As if the recent Chelyabinsk meteor explosion wasn’t enough to give us a glimmer of the much larger event that wiped out the dinosaurs, now we have Stephen Hawking, the renowned astrophysicist, telling us recently that humans won’t survive another 1000 years without escaping beyond our ‘fragile’ planet. Or, as the prescient Tennyson urged in his 19th century poem “Ulysses”: Come, my friends, ’tis not too late to seek a newer world.
I’d like to credit my parents for realizing this predicament many years ago when, in the clever guise of creative gift-giving, they gave me 1000 acres on Mars AND registered a star in the constellation Taurus to be henceforth known as Mooring, which was the name of the planet in my first novel. No, really! I’ve got the proof: spiffy paperwork, signatures, deeds, locations, the works.
The star used to be called Taurus BA 5h 31m, at 45sa 25′ 52″ (or something). The International Star Registry promised that the new name was registered permanently in its vault in Switzerland (where that novel, by the way, should be kept so no one will ever read it) and also recorded “in folio” at the Library of Congress.
The deed for Martian land comes via the Fiske Planetarium at the University of Colorado, and my homestead is located at 15 degrees 06′ 20″ North and 134 degrees 26′ 42″ West. And guess what? That’s on Mons Olympus. Talk about view property! The deed is signed by David A. Aguilar, Supreme Martian Land Executor. Before you scoff at his title, just remember that he wouldn’t be the first real estate agent to sell property without having seen it.
Okay, I figure the star thing as a last resort. It’s a star, after all, and you can’t live on one of those, not even a red dwarf that’s seen better eons.
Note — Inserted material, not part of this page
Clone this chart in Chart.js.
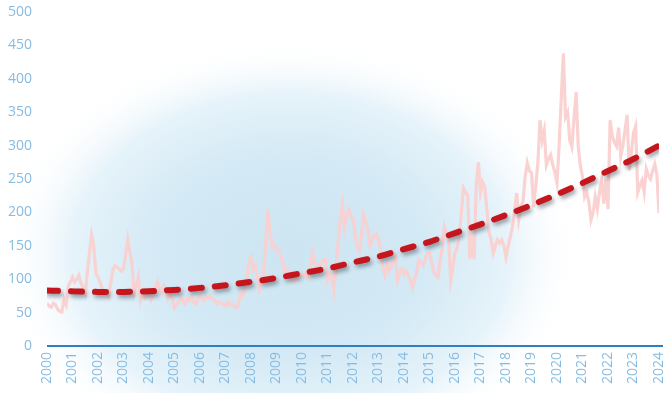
<!DOCTYPE html>
<html>
<head>
<meta charset="utf-8">
<script src="https://cdn.jsdelivr.net/npm/chart.js@4/dist/chart.umd.min.js"></script>
<style>
  html, body { margin: 0; padding: 0; background: #ffffff; }
  #wrap { width: 663px; height: 393px; position: relative; }
</style>
</head>
<body>
<div id="wrap"><canvas id="c" width="663" height="393"></canvas></div>
<script>
// Monthly series, January 2000 to January 2024
const startYear = 2000;
const monthly = [
  // 2000
  64, 60, 58, 64, 62, 55, 52, 51, 70, 62, 90, 96,
  // 2001
  103, 96, 100, 106, 94, 88, 79, 110, 140, 166, 150, 109,
  // 2002
  103, 95, 85, 80, 82, 75, 95, 114, 120, 118, 115, 112,
  // 2003
  116, 135, 159, 140, 124, 79, 90, 103, 69, 80, 72, 75,
  // 2004
  82, 70, 78, 88, 96, 85, 80, 90, 84, 72, 80, 70,
  // 2005
  57, 62, 66, 72, 68, 63, 72, 68, 74, 65, 62, 70,
  // 2006
  75, 70, 68, 74, 72, 75, 70, 68, 63, 66, 64, 62,
  // 2007
  60, 66, 62, 64, 60, 57, 60, 79, 76, 84, 100, 125,
  // 2008
  133, 114, 120, 105, 84, 95, 114, 160, 204, 170, 148, 150,
  // 2009
  146, 143, 135, 124, 109, 114, 105, 100, 96, 98, 103, 106,
  // 2010
  106, 104, 110, 103, 120, 139, 124, 122, 118, 124, 128, 130,
  // 2011
  100, 110, 103, 84, 120, 154, 190, 211, 178, 195, 204, 195,
  // 2012
  189, 168, 148, 143, 165, 196, 185, 173, 150, 158, 166, 168,
  // 2013
  160, 144, 118, 106, 124, 112, 118, 128, 133, 99, 110, 115,
  // 2014
  108, 112, 106, 98, 88, 100, 112, 129, 125, 121, 130, 139,
  // 2015
  139, 125, 112, 105, 103, 129, 147, 178, 168, 159, 99, 118,
  // 2016
  140, 147, 163, 200, 236, 230, 225, 131, 154, 130, 241, 275,
  // 2017
  230, 245, 238, 205, 170, 159, 139, 150, 159, 154, 159, 150,
  // 2018
  133, 150, 163, 178, 200, 229, 190, 210, 216, 253, 274, 262,
  // 2019
  260, 208, 240, 274, 338, 308, 323, 271, 280, 286, 271, 260,
  // 2020
  244, 300, 370, 438, 343, 350, 308, 298, 340, 380, 298, 270,
  // 2021
  253, 223, 230, 215, 189, 200, 223, 205, 230, 248, 213, 250,
  // 2022
  205, 338, 314, 305, 299, 327, 284, 300, 323, 346, 263, 290,
  // 2023
  319, 329, 230, 240, 248, 230, 265, 255, 250, 262, 272, 257,
  // 2024
  199
];

// Long-run trend, one value per year
const trendYears = [2000, 2001, 2002, 2003, 2004, 2005, 2006, 2007, 2008, 2009, 2010, 2011, 2012,
                    2013, 2014, 2015, 2016, 2017, 2018, 2019, 2020, 2021, 2022, 2023, 2024];
const trendValues = [83, 82, 81, 81, 82, 84, 87, 91, 96, 102, 109, 116, 125,
                     134, 145, 156, 169, 182, 196, 211, 227, 244, 262, 280, 300];

const yTicks = { min: 0, max: 500, step: 50 };

const monthlyPoints = monthly.map((v, i) => ({ x: startYear + i / 12, y: v }));
const trendPoints = trendYears.map((yr, i) => ({ x: yr, y: trendValues[i] }));

// Soft blue glow behind the plot
const glow = {
  id: 'glow',
  beforeDraw(chart) {
    const ctx = chart.ctx;
    ctx.save();
    ctx.fillStyle = '#ffffff';
    ctx.fillRect(0, 0, chart.width, chart.height);
    const cx = 290, cy = 255, rx = 292, ry = 215;
    ctx.translate(cx, cy);
    ctx.scale(rx / ry, 1);
    const g = ctx.createRadialGradient(0, 0, 0, 0, 0, ry);
    g.addColorStop(0, '#cde5f2');
    g.addColorStop(0.45, '#d3e9f5');
    g.addColorStop(0.75, '#e6f3fa');
    g.addColorStop(1, 'rgba(255,255,255,0)');
    ctx.fillStyle = g;
    ctx.beginPath();
    ctx.arc(0, 0, ry, 0, Math.PI * 2);
    ctx.fill();
    ctx.restore();
  }
};

// Baseline along the x axis
const baseline = {
  id: 'baseline',
  beforeDatasetsDraw(chart) {
    const { ctx, chartArea } = chart;
    const y = chart.scales.y.getPixelForValue(0);
    ctx.save();
    ctx.strokeStyle = '#2f80c3';
    ctx.lineWidth = 2;
    ctx.beginPath();
    ctx.moveTo(chartArea.left, y);
    ctx.lineTo(chart.width, y);
    ctx.stroke();
    ctx.restore();
  }
};

// Drop shadow under the dashed trend line
const trendShadow = {
  id: 'trendShadow',
  beforeDatasetDraw(chart, args) {
    if (args.index !== 1) return;
    const ctx = chart.ctx;
    ctx.save();
    ctx.shadowColor = 'rgba(40,50,60,0.45)';
    ctx.shadowBlur = 4;
    ctx.shadowOffsetX = 2;
    ctx.shadowOffsetY = 3;
  },
  afterDatasetDraw(chart, args) {
    if (args.index !== 1) return;
    chart.ctx.restore();
  }
};

const tickColor = '#86bce2';
const tickFont = { family: '"Open Sans", "DejaVu Sans", sans-serif', size: 14 };

new Chart(document.getElementById('c'), {
  type: 'line',
  data: {
    datasets: [
      {
        data: monthlyPoints,
        borderColor: 'rgba(250,208,208,0.95)',
        borderWidth: 3.2,
        pointRadius: 0,
        tension: 0,
        order: 2
      },
      {
        data: trendPoints,
        borderColor: '#c4161c',
        borderWidth: 6,
        borderDash: [11, 13],
        borderCapStyle: 'round',
        pointRadius: 0,
        cubicInterpolationMode: 'monotone',
        order: 1
      }
    ]
  },
  options: {
    responsive: false,
    animation: false,
    devicePixelRatio: 1,
    layout: { padding: { top: 12, right: 4, left: 0, bottom: 0 } },
    plugins: {
      legend: { display: false },
      tooltip: { enabled: false },
      title: { display: false }
    },
    scales: {
      x: {
        type: 'linear',
        min: trendYears[0],
        max: trendYears[trendYears.length - 1],
        border: { display: false },
        grid: { display: false, drawTicks: false },
        ticks: {
          stepSize: 1,
          autoSkip: false,
          minRotation: 90,
          maxRotation: 90,
          padding: 6,
          color: tickColor,
          font: tickFont,
          callback: v => String(v)
        },
        afterFit: s => {
          s.height = 47;
          s.paddingLeft = 0;
          s.paddingRight = 0;
        }
      },
      y: {
        min: yTicks.min,
        max: yTicks.max,
        border: { display: false },
        grid: { display: false, drawTicks: false },
        ticks: {
          stepSize: yTicks.step,
          padding: 15,
          color: tickColor,
          font: tickFont
        },
        afterFit: s => {
          s.width = 47;
          s.paddingTop = 0;
          s.paddingBottom = 0;
        }
      }
    }
  },
  plugins: [glow, baseline, trendShadow]
});
</script>
</body>
</html>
But with the new name, I have my foot in the door for some sweet Earth-like planet orbiting around MY sun, a terra nova the Kepler probe is sure to find any day now. Taurus isn’t THAT far by interstsellar standards from the constellation Lyra, where Kepler has just found the most earth-like planets yet discovered.
How to live long enough..to sail beyond the sunset, and the baths of all the western stars, before the shit hits the fan? (the last part was mine, not Tennyson’s, just so you know). I suppose my current 2-day a week fast diet won’t do the trick. But there’s always freezing the ole bod. I’m sure there’s some other vault in Switzerland that would accept mine, and I don’t see the Swiss losing their reputation for time-keeping, so they’ll know when to warm me up after we develop interstellar travel. Actually, maybe I should wait on that, and have them load my six-foot ice cube onto the starship, since it’ll take a while to get to Taurus.
Anyway, we’re already working on designs for starships, with groups like Icarus Interstellar, a research organization dedicated to achieving interstellar flight by 2100. There’s also the 100-year Starship Initiative, a non-governmental, independent project started with seed money from the Defense Advanced Research Projects Agency (DARPA).
Of course, Mars beckons a lot sooner and closer, though I hear it’s colder and drier than it once was, the atmosphere a little stingy. Still, I already HAVE the land. I’ve been closely following the latest probe, Curiosity, as it hunts for signs of water and life. Because there’s a catch to my keeping 1000 acres of prime view property on Mons Olympus. The deed specifically states that to have and hold the said property, I have to plant at least one tree on it–or the land claim will revert back to original ownership.
Right.
Signs of water–ancient floodplains and rivers–have been found on Mars. If any remains, it would be great to melt it for drinking water and to sprinkle on the tree in its warm little bubble. But I don’t have to worry about the tree. Maybe the Supreme Martian Land Executor didn’t know it at the time when he thought he was pulling a fast one on my folks, but we do now: the so-called ‘Face on Mars’ ain’t no Martian Sphinx. If there WERE any Martians at one time, who breathed easily in a better atmosphere as they sipped on Martian cocktails, enjoying the view of distant lakes and rivers from my acres on ‘the Mons’, they’re long gone to somewhere else, perhaps at the urging of someone named Sar-el or Kefkhafu–their version of Stephen Hawking–who told them to get out while the getting was good.